● RECORDED INFORMATION
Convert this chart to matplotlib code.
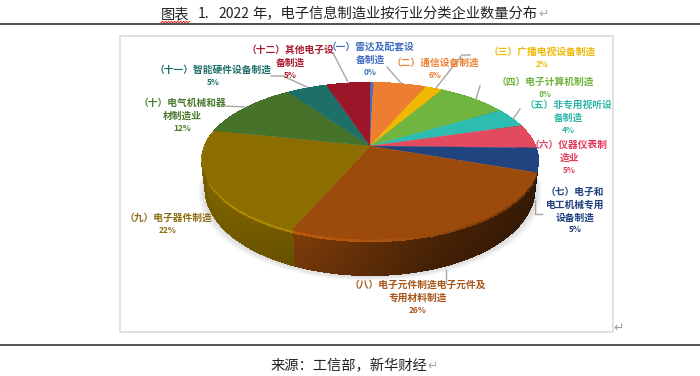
import numpy as np
import matplotlib
matplotlib.use('Agg')
import matplotlib.pyplot as plt
from matplotlib.collections import PolyCollection
from matplotlib.colors import to_rgb

plt.rcParams['font.family'] = ['Noto Sans CJK SC', 'DejaVu Sans']

# share of enterprises per sub-sector
names = ['（一）雷达及配套设\n备制造', '（二）通信设备制造', '（三）广播电视设备制造', '（四）电子计算机制造',
         '（五）非专用视听设\n备制造', '（六）仪器仪表制\n造业', '（七）电子和\n电工机械专用\n设备制造',
         '（八）电子元件制造电子元件及\n专用材料制造', '（九）电子器件制造', '（十）电气机械和器\n材制造业',
         '（十一）智能硬件设备制造', '（十二）其他电子设\n备制造']
values = [0.4, 6, 2, 8, 4, 5, 5, 26, 22, 12, 4.6, 5]
pct_labels = ['0%', '6%', '2%', '8%', '4%', '5%', '5%', '26%', '22%', '12%', '5%', '5%']

colors = ['#4472C4', '#ED7D31', '#F0B800', '#70B53F', '#2CBDB0', '#E24A5F',
          '#1F4480', '#9C4B0C', '#8C6E00', '#46722A', '#1D7068', '#9A1628']
text_colors = ['#3F6CC0', '#ED7D31', '#F0B800', '#6FB33C', '#2CB5A8', '#E5395A',
               '#1F3F7F', '#A8551A', '#8C6E10', '#4B7A2E', '#1D7068', '#A81C30']
label_pos = [(370, 47), (435, 63), (542, 52), (545, 82), (568, 105), (569, 145),
             (575, 192), (418, 285), (168, 218), (182, 103), (213, 70), (290, 50)]
leaders = [[(401, 83), (387, 67)],
           [(436, 88), (462, 55), (470, 55)],
           [(476, 99), (480, 86)],
           [(513, 119), (520, 109)],
           [(535, 200), (535, 214), (542, 214)],
           [(446, 270), (446, 283)],
           [(226, 106), (246, 107)],
           [(271, 76), (283, 76), (307, 87)],
           [(333, 53), (348, 82)]]

# perspective circle -> pixels, apex is not in the middle of the ellipse
cx, cy, rx, ry, k = 370, 146, 165, 74.8, 0.187


def rim(theta):
    c, s = np.sin(theta), np.cos(theta)
    d = 1 + k * s
    return cx + rx * c / d, cy - ry * s / d, s


def rim_low(theta, depth=1.0):
    x, y, s = rim(theta)
    return cx + (x - cx) * (1 - 0.02 * depth), y + (25 - 12 * s) * depth


fig = plt.figure(figsize=(7, 3.76), dpi=100)
ax = fig.add_axes([0, 0, 1, 1])
ax.set_xlim(0, 700)
ax.set_ylim(376, 0)
ax.axis('off')

# page lines and chart frame
ax.plot([0, 700], [24, 24], color='#222222', lw=1.1)
ax.plot([0, 700], [345, 345], color='#222222', lw=1.1)
ax.plot([120, 613, 613, 120, 120], [36, 36, 332, 332, 36], color='#DCDCDC', lw=1.2)

ax.text(161, 14, '图表', fontsize=10.3, color='#222222', ha='left', va='center')
ax.text(198, 14, '1.', fontsize=10, color='#222222', ha='left', va='center')
ax.text(218, 14, '2022', fontsize=10, color='#222222', ha='left', va='center')
ax.text(252, 14, '年，电子信息制造业按行业分类企业数量分布', fontsize=10.3, color='#222222',
        ha='left', va='center')
ax.text(544, 14, '↵', fontsize=9, color='#AAAAAA', ha='center', va='center')
ax.text(349, 366, '来源：工信部，新华财经', fontsize=10.3, color='#222222', ha='center', va='center')
ax.text(433, 366, '↵', fontsize=9, color='#AAAAAA', ha='center', va='center')
ax.text(619, 328, '↵', fontsize=9, color='#999999', ha='center', va='center')

# spell check squiggle under the first two characters
squiggle_x = np.arange(161, 191, 1.5)
squiggle_y = 22 + 0.7 * (-1.0) ** np.arange(len(squiggle_x))
ax.plot(squiggle_x, squiggle_y, color='#E02020', lw=0.7)

edges = np.cumsum([0] + values) / sum(values) * 2 * np.pi

# soft shadow below the pie
t = np.linspace(0, 2 * np.pi, 240)
for grow in [7, 5.5, 4, 2.5, 1]:
    sx, sy = rim_low(t)
    sx = cx + (sx - cx) * (1 + grow / 165)
    sy = sy + grow * 0.8
    ax.fill(sx, sy, color='#808080', alpha=0.07, lw=0)

# side wall, built from thin quads so the shading can vary
polys, fills = [], []
n_bands = 14
for a0, a1, col in zip(edges[:-1], edges[1:], colors):
    base = np.array(to_rgb(col))
    n = max(2, int((a1 - a0) / 0.012))
    ts = np.linspace(a0, a1, n + 1)
    for t0, t1 in zip(ts[:-1], ts[1:]):
        xmid = rim((t0 + t1) / 2)[0]
        side = np.interp(xmid, [205, 300, 440, 535], [0.92, 0.8, 0.46, 0.36])
        for b in range(n_bands):
            d0, d1 = b / n_bands, (b + 1) / n_bands
            x00, y00 = rim_low(t0, d0)
            x10, y10 = rim_low(t1, d0)
            x11, y11 = rim_low(t1, d1)
            x01, y01 = rim_low(t0, d1)
            polys.append([(x00, y00), (x10, y10), (x11, y11), (x01, y01)])
            if d0 < 0.14:
                light = np.interp(xmid, [205, 380, 535], [1.3, 1.12, 0.72])
                shade = np.interp(d0, [0, 0.07, 0.14], [1.0, light, side])
            else:
                shade = side * (1 - 0.10 * d0)
            fills.append(np.clip(base * shade, 0, 1))
ax.add_collection(PolyCollection(polys, facecolors=fills, edgecolors=fills, linewidths=0.8,
                                 antialiaseds=False))

# top face
for a0, a1, col in zip(edges[:-1], edges[1:], colors):
    ts = np.linspace(a0, a1, max(3, int((a1 - a0) / 0.01)))
    x, y, _ = rim(ts)
    ax.fill(np.r_[cx, x], np.r_[cy, y], color=col, lw=0.2)

for pts in leaders:
    ax.plot([p[0] for p in pts], [p[1] for p in pts], color='#A6A6A6', lw=1.0)

line_h = 12.8
for name, pct, col, (lx, ly) in zip(names, pct_labels, text_colors, label_pos):
    lines = name.split('\n')
    for i, part in enumerate(lines):
        ax.text(lx, ly + i * line_h, part, fontsize=7.0, fontweight='bold', color=col,
                ha='center', va='center')
    ax.text(lx, ly + len(lines) * line_h - 0.5, pct, fontsize=6.0, fontweight='bold', color=col,
            ha='center', va='center')

fig.savefig('out.png', dpi=100)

● SHORT TASK
Print, exactly as written, the lines above from the first one to the one containing "36], color='#DCDCDC', lw=1.2)". Leave out pictures.

● FINAL RESULT
Convert this chart to matplotlib code.
import numpy as np
import matplotlib
matplotlib.use('Agg')
import matplotlib.pyplot as plt
from matplotlib.collections import PolyCollection
from matplotlib.colors import to_rgb

plt.rcParams['font.family'] = ['Noto Sans CJK SC', 'DejaVu Sans']

# share of enterprises per sub-sector
names = ['（一）雷达及配套设\n备制造', '（二）通信设备制造', '（三）广播电视设备制造', '（四）电子计算机制造',
         '（五）非专用视听设\n备制造', '（六）仪器仪表制\n造业', '（七）电子和\n电工机械专用\n设备制造',
         '（八）电子元件制造电子元件及\n专用材料制造', '（九）电子器件制造', '（十）电气机械和器\n材制造业',
         '（十一）智能硬件设备制造', '（十二）其他电子设\n备制造']
values = [0.4, 6, 2, 8, 4, 5, 5, 26, 22, 12, 4.6, 5]
pct_labels = ['0%', '6%', '2%', '8%', '4%', '5%', '5%', '26%', '22%', '12%', '5%', '5%']

colors = ['#4472C4', '#ED7D31', '#F0B800', '#70B53F', '#2CBDB0', '#E24A5F',
          '#1F4480', '#9C4B0C', '#8C6E00', '#46722A', '#1D7068', '#9A1628']
text_colors = ['#3F6CC0', '#ED7D31', '#F0B800', '#6FB33C', '#2CB5A8', '#E5395A',
               '#1F3F7F', '#A8551A', '#8C6E10', '#4B7A2E', '#1D7068', '#A81C30']
label_pos = [(370, 47), (435, 63), (542, 52), (545, 82), (568, 105), (569, 145),
             (575, 192), (418, 285), (168, 218), (182, 103), (213, 70), (290, 50)]
leaders = [[(401, 83), (387, 67)],
           [(436, 88), (462, 55), (470, 55)],
           [(476, 99), (480, 86)],
           [(513, 119), (520, 109)],
           [(535, 200), (535, 214), (542, 214)],
           [(446, 270), (446, 283)],
           [(226, 106), (246, 107)],
           [(271, 76), (283, 76), (307, 87)],
           [(333, 53), (348, 82)]]

# perspective circle -> pixels, apex is not in the middle of the ellipse
cx, cy, rx, ry, k = 370, 146, 165, 74.8, 0.187


def rim(theta):
    c, s = np.sin(theta), np.cos(theta)
    d = 1 + k * s
    return cx + rx * c / d, cy - ry * s / d, s


def rim_low(theta, depth=1.0):
    x, y, s = rim(theta)
    return cx + (x - cx) * (1 - 0.02 * depth), y + (25 - 12 * s) * depth


fig = plt.figure(figsize=(7, 3.76), dpi=100)
ax = fig.add_axes([0, 0, 1, 1])
ax.set_xlim(0, 700)
ax.set_ylim(376, 0)
ax.axis('off')

# page lines and chart frame
ax.plot([0, 700], [24, 24], color='#222222', lw=1.1)
ax.plot([0, 700], [345, 345], color='#222222', lw=1.1)
ax.plot([120, 613, 613, 120, 120], [36, 36, 332, 332, 36], color='#DCDCDC', lw=1.2)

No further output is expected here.